* [WORK TO DO]: Exactly retype the lines from the top of the data through the line containing "import plotly.graph_objects as go", leaving out every picture.

◆ ◆ ◆

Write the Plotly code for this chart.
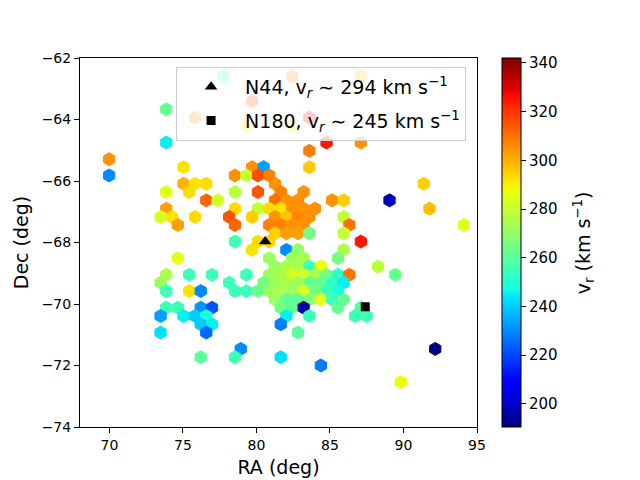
import plotly.graph_objects as go

# hexbin cells: RA (deg), Dec (deg), mean radial velocity (km/s)
ra = [
    77.76, 82.43, 87.10,
    79.71,
    73.87,
    75.82, 83.60,
    79.32, 82.43,
    73.87, 84.77, 87.10,
    83.60,
    69.98,
    75.04, 79.71, 80.49, 83.60,
    69.98, 78.54, 79.32, 80.10, 80.87,
    75.04, 75.82, 76.59, 81.26, 91.38,
    73.87, 75.43, 78.54, 80.10, 81.65, 83.21,
    76.59, 77.37, 81.26, 82.04, 82.82, 85.15, 85.93, 89.05,
    73.87, 78.54, 80.10, 80.87, 81.65, 82.43, 83.21, 83.99, 91.77,
    73.48, 74.26, 75.82, 78.15, 79.71, 81.26, 82.04, 82.82, 83.60, 85.93,
    74.65, 78.54, 80.87, 81.65, 82.43, 83.21, 86.32, 94.10,
    81.26, 82.04, 82.82, 83.60, 85.93,
    78.54, 80.10, 80.87, 87.10,
    79.71, 82.04, 82.82, 85.93,
    74.65, 80.87, 82.43, 83.21, 85.54,
    81.26, 82.04, 82.82, 83.60, 84.38, 88.27,
    73.87, 75.43, 76.98, 79.32, 80.87, 81.65, 82.43, 83.21, 83.99, 84.77, 85.54, 86.32, 89.44,
    73.48, 78.15, 80.49, 81.26, 82.04, 82.82, 83.60, 84.38, 85.15, 85.93,
    73.87, 75.43, 76.21, 78.54, 79.32, 80.10, 80.87, 81.65, 82.43, 83.21, 83.99, 84.77, 85.54,
    81.26, 82.04, 82.82, 83.60, 84.38, 85.15, 85.93,
    73.87, 74.65, 76.21, 76.98, 81.65, 82.43, 83.21, 85.54, 87.10,
    73.48, 75.04, 75.82, 76.59, 82.04, 83.60, 86.71, 87.49,
    76.21, 76.98, 81.65,
    73.48, 76.59, 82.82,
    78.93, 92.16,
    76.21, 78.54, 81.65,
    84.38,
    89.82,
]
dec = [
    -62.60, -62.60, -62.60,
    -63.40,
    -63.67,
    -63.94, -63.94,
    -64.21, -64.21,
    -64.75, -64.75, -64.75,
    -65.02,
    -65.29,
    -65.55, -65.55, -65.55, -65.55,
    -65.82, -65.82, -65.82, -65.82, -65.82,
    -66.09, -66.09, -66.09, -66.09, -66.09,
    -66.36, -66.36, -66.36, -66.36, -66.36, -66.36,
    -66.63, -66.63, -66.63, -66.63, -66.63, -66.63, -66.63, -66.63,
    -66.90, -66.90, -66.90, -66.90, -66.90, -66.90, -66.90, -66.90, -66.90,
    -67.17, -67.17, -67.17, -67.17, -67.17, -67.17, -67.17, -67.17, -67.17, -67.17,
    -67.43, -67.43, -67.43, -67.43, -67.43, -67.43, -67.43, -67.43,
    -67.70, -67.70, -67.70, -67.70, -67.70,
    -67.97, -67.97, -67.97, -67.97,
    -68.24, -68.24, -68.24, -68.24,
    -68.51, -68.51, -68.51, -68.51, -68.51,
    -68.78, -68.78, -68.78, -68.78, -68.78, -68.78,
    -69.05, -69.05, -69.05, -69.05, -69.05, -69.05, -69.05, -69.05, -69.05, -69.05, -69.05, -69.05, -69.05,
    -69.31, -69.31, -69.31, -69.31, -69.31, -69.31, -69.31, -69.31, -69.31, -69.31,
    -69.58, -69.58, -69.58, -69.58, -69.58, -69.58, -69.58, -69.58, -69.58, -69.58, -69.58, -69.58, -69.58,
    -69.85, -69.85, -69.85, -69.85, -69.85, -69.85, -69.85,
    -70.12, -70.12, -70.12, -70.12, -70.12, -70.12, -70.12, -70.12, -70.12,
    -70.39, -70.39, -70.39, -70.39, -70.39, -70.39, -70.39, -70.39,
    -70.66, -70.66, -70.66,
    -70.93, -70.93, -70.93,
    -71.46, -71.46,
    -71.73, -71.73, -71.73,
    -72.00,
    -72.54,
]
vr = [
    255, 305, 298,
    315,
    262,
    305, 328,
    290, 290,
    245, 325, 305,
    308,
    305,
    292, 305, 233, 296,
    230, 305, 280, 316, 308,
    300, 292, 293, 305, 295,
    285, 293, 278, 315, 308, 305,
    312, 282, 310, 305, 305, 305, 295, 198,
    303, 293, 280, 293, 292, 305, 305, 305, 298,
    283, 292, 293, 315, 295, 305, 297, 307, 305, 280,
    303, 312, 308, 308, 305, 305, 310, 285,
    295, 303, 303, 265, 280,
    255, 293, 295, 325,
    292, 230, 270, 275,
    285, 272, 272, 275, 265,
    272, 275, 275, 255, 287, 278,
    275, 255, 255, 255, 272, 275, 283, 282, 275, 265, 252, 310, 262,
    272, 255, 265, 272, 275, 272, 262, 262, 252, 245,
    255, 292, 230, 255, 255, 263, 272, 275, 272, 283, 265, 255, 248,
    272, 262, 262, 268, 285, 255, 262,
    255, 255, 232, 222, 265, 262, 195, 262, 258,
    233, 245, 240, 248, 245, 255, 255, 255,
    240, 245, 228,
    243, 225, 260,
    230, 190,
    260, 255, 243,
    228,
    287,
]

# reference regions
n44_ra, n44_dec = [80.59], [-67.97]
n180_ra, n180_dec = [87.40], [-70.09]

# matplotlib "jet"
jet = [
    [0.0, "rgb(0,0,128)"], [0.11, "rgb(0,0,255)"], [0.125, "rgb(0,0,255)"],
    [0.34, "rgb(0,219,255)"], [0.35, "rgb(0,229,247)"], [0.375, "rgb(20,255,226)"],
    [0.64, "rgb(239,255,8)"], [0.65, "rgb(247,245,0)"], [0.66, "rgb(255,236,0)"],
    [0.89, "rgb(255,19,0)"], [0.91, "rgb(232,0,0)"], [1.0, "rgb(128,0,0)"],
]
vmin, vmax = 190.5, 342

font = "DejaVu Sans"

fig = go.Figure()
fig.add_trace(go.Scatter(
    x=ra, y=dec, mode="markers", showlegend=False, hoverinfo="skip",
    marker=dict(
        symbol="hexagon", size=13, color=vr, colorscale=jet, cmin=vmin, cmax=vmax,
        line=dict(width=1, color=vr, colorscale=jet, cmin=vmin, cmax=vmax),
        colorbar=dict(
            x=1.063, xanchor="left", xpad=0, y=0.5, yanchor="middle", ypad=0,
            len=1, lenmode="fraction", thickness=19,
            outlinewidth=1, outlinecolor="black",
            ticks="outside", ticklen=5, tickwidth=1, tickcolor="black",
            tickvals=[200, 220, 240, 260, 280, 300, 320, 340],
            tickfont=dict(size=15, color="black", family=font),
        ),
    ),
))
fig.add_trace(go.Scatter(
    x=n44_ra, y=n44_dec, mode="markers", legendgroup="a",
    name="N44, v<sub><i>r</i></sub> ∼ 294 km s<sup>−1</sup>",
    marker=dict(symbol="triangle-up", size=11, color="black"),
))
fig.add_trace(go.Scatter(
    x=n180_ra, y=n180_dec, mode="markers", legendgroup="b",
    name="N180, v<sub><i>r</i></sub> ∼ 245 km s<sup>−1</sup>",
    marker=dict(symbol="square", size=9, color="black"),
))

axis = dict(
    showline=True, mirror=True, linecolor="black", linewidth=1,
    ticks="outside", ticklen=5, tickwidth=1, tickcolor="black",
    showgrid=False, zeroline=False, automargin=False,
    tickfont=dict(size=14, color="black", family=font),
)
fig.update_layout(
    width=632, height=472,
    margin=dict(l=72, r=163, t=50, b=53),
    paper_bgcolor="white", plot_bgcolor="white",
    font=dict(family=font, color="black"),
    xaxis=dict(axis, range=[68, 95], tickvals=[70, 75, 80, 85, 90, 95],
               title=dict(text="RA (deg)", font=dict(size=19), standoff=8)),
    yaxis=dict(axis, range=[-74, -62], tickvals=[-74, -72, -70, -68, -66, -64, -62],
               title=dict(text="Dec (deg)", font=dict(size=19), standoff=8)),
    legend=dict(
        x=0.242, y=0.976, xanchor="left", yanchor="top", itemwidth=58,
        bgcolor="rgba(255,255,255,0.8)", bordercolor="#cccccc", borderwidth=1,
        font=dict(size=19, color="black", family=font), tracegroupgap=6,
    ),
    annotations=[dict(
        text="v<sub>r</sub> (km s<sup>−1</sup>)", textangle=-90, showarrow=False,
        xref="paper", yref="paper", x=1.269, y=0.5, xanchor="center", yanchor="middle",
        font=dict(size=19, color="black", family=font),
    )],
)

fig.write_html("out.html")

◆ ◆ ◆

* [OUTPUT FOR THIS EXERCISE]:
Write the Plotly code for this chart.
import plotly.graph_objects as go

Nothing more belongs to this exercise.